May 22, 2018

The Canadian origins of HAL 9000

This year is the 50th anniversary of Stanley Kubrick's 2001: A Space Odyssey, featuring the iconic HAL 9000, a computer (specifically an artificial general intelligence) that Gerry Flahive describes as "perhaps the most memorable non-animal character in the history of cinema" in his article on HAL's speech and origins.

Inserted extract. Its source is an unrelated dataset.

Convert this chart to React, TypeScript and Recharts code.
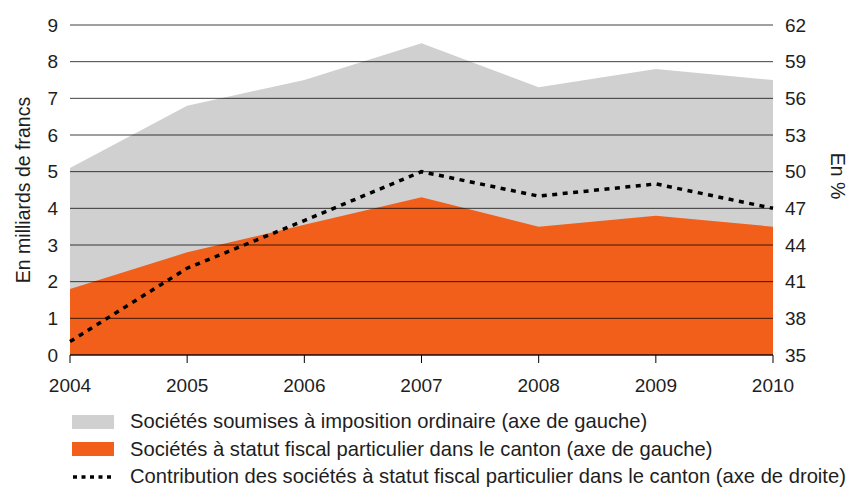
import { ComposedChart, Area, Line, XAxis, YAxis, CartesianGrid } from 'recharts'

const years = ['2004', '2005', '2006', '2007', '2008', '2009', '2010']
const ordinaire = [5.1, 6.8, 7.5, 8.5, 7.3, 7.8, 7.5]
const statutParticulier = [1.8, 2.8, 3.55, 4.3, 3.5, 3.8, 3.5]
const contribution = [36.1, 42.1, 46, 50, 48, 49, 47]
const leftTicks = [0, 1, 2, 3, 4, 5, 6, 7, 8, 9]
const rightTicks = [35, 38, 41, 44, 47, 50, 53, 56, 59, 62]

const FONT = '"Liberation Sans", Arial, sans-serif'
const GREY = '#d0d0d0'
const ORANGE = '#f15f1a'
const TEXT = '#1e1e1e'

const legendItems = [
    { kind: 'box', color: GREY, label: 'Sociétés soumises à imposition ordinaire (axe de gauche)' },
    { kind: 'box', color: ORANGE, label: 'Sociétés à statut fiscal particulier dans le canton (axe de gauche)' },
    { kind: 'dots', color: '#000', label: 'Contribution des sociétés à statut fiscal particulier dans le canton (axe de droite)' },
]

export default function App() {
    const chartData = years.map((year, i) => ({
        year,
        ordinaire: ordinaire[i],
        particulier: statutParticulier[i],
        contribution: contribution[i],
    }))

    const tickStyle = { fontSize: 19, fill: TEXT, fontFamily: FONT }

    return (
        <div style={{ position: 'absolute', left: 0, top: 0, width: 856, height: 489, background: '#fff', fontFamily: FONT }}>
            <ComposedChart width={856} height={400} data={chartData} margin={{ top: 25, right: 0, bottom: 0, left: 0 }}>
                <XAxis
                    dataKey="year"
                    scale="point"
                    padding={{ left: 0, right: 0 }}
                    interval={0}
                    height={45}
                    axisLine={{ stroke: '#000' }}
                    tickLine={{ stroke: '#000' }}
                    tickSize={8}
                    tickMargin={16}
                    tick={tickStyle}
                />
                <YAxis
                    yAxisId="left"
                    domain={[0, 9]}
                    ticks={leftTicks}
                    interval={0}
                    width={70}
                    axisLine={false}
                    tickLine={false}
                    tickSize={0}
                    tickMargin={12}
                    tick={tickStyle}
                    label={{
                        content: ({ viewBox }: any) => {
                            const x = viewBox.x + 23
                            const y = viewBox.y + viewBox.height / 2
                            return (
                                <text x={x} y={y} transform={`rotate(-90, ${x}, ${y})`} textAnchor="middle" dominantBaseline="central" fontSize={19.5} fill={TEXT} fontFamily={FONT}>
                                    En milliards de francs
                                </text>
                            )
                        },
                    }}
                />
                <YAxis
                    yAxisId="right"
                    orientation="right"
                    domain={[35, 62]}
                    ticks={rightTicks}
                    interval={0}
                    width={83}
                    axisLine={false}
                    tickLine={false}
                    tickSize={0}
                    tickMargin={12}
                    tick={tickStyle}
                    label={{
                        content: ({ viewBox }: any) => {
                            const x = viewBox.x + 65
                            const y = viewBox.y + viewBox.height / 2 - 14
                            return (
                                <text x={x} y={y} transform={`rotate(90, ${x}, ${y})`} textAnchor="middle" dominantBaseline="central" fontSize={19.5} fill={TEXT} fontFamily={FONT}>
                                    En %
                                </text>
                            )
                        },
                    }}
                />
                <Area
                    yAxisId="left"
                    type="linear"
                    dataKey="ordinaire"
                    fill={GREY}
                    fillOpacity={1}
                    stroke="none"
                    isAnimationActive={false}
                />
                <Area
                    yAxisId="left"
                    type="linear"
                    dataKey="particulier"
                    fill={ORANGE}
                    fillOpacity={1}
                    stroke="none"
                    isAnimationActive={false}
                />
                <CartesianGrid
                    yAxisId="left"
                    vertical={false}
                    stroke="#000"
                    strokeOpacity={0.75}
                    zIndex={150}
                />
                <Line
                    yAxisId="right"
                    type="linear"
                    dataKey="contribution"
                    stroke="#000"
                    strokeWidth={3.5}
                    strokeDasharray="5 5.5"
                    dot={false}
                    activeDot={false}
                    isAnimationActive={false}
                />
            </ComposedChart>
            <div style={{ position: 'absolute', left: 0, top: 408 }}>
                {legendItems.map((item) => (
                    <div key={item.label} style={{ display: 'flex', alignItems: 'center', height: 27.5, whiteSpace: 'nowrap' }}>
                        <div style={{ width: 72 }} />
                        {item.kind === 'box' ? (
                            <div style={{ width: 42, height: 14, background: item.color }} />
                        ) : (
                            <svg width={42} height={14}>
                                <line x1={1} y1={7} x2={42} y2={7} stroke={item.color} strokeWidth={3.5} strokeDasharray="4 4.5" />
                            </svg>
                        )}
                        <span style={{ marginLeft: 16, fontSize: 20.2, color: TEXT, fontFamily: FONT }}>{item.label}</span>
                    </div>
                ))}
            </div>
        </div>
    )
}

If no geographic features stood out to you in HAL's speech, that was the intention. After considering actor Martin Balsam, who has a mild Bronx accent, Kubrick decided on Canadian actor Douglas Rain. Jack Chambers explains in Flahive's article: "you have to have a computer that sounds like he’s from nowhere, or, rather, from no specific place". Raised diphthongs notwithstanding, Canadian English is a good candidate for this, at least in a North American context. Jack:
“Standard Canadian English sounds ‘normal' –the vowels are in the right place, the consonants are in the right place, it covers a large piece of ground. That’s why Canadians are well received in the United States as newscasters, as anchormen and reporters, because the vowels don’t give away the region they come from. It’s entirely wrong to describe Rain’s voice as ‘mid-Atlantic’–the Canadian accent has almost no trace of Britishness.”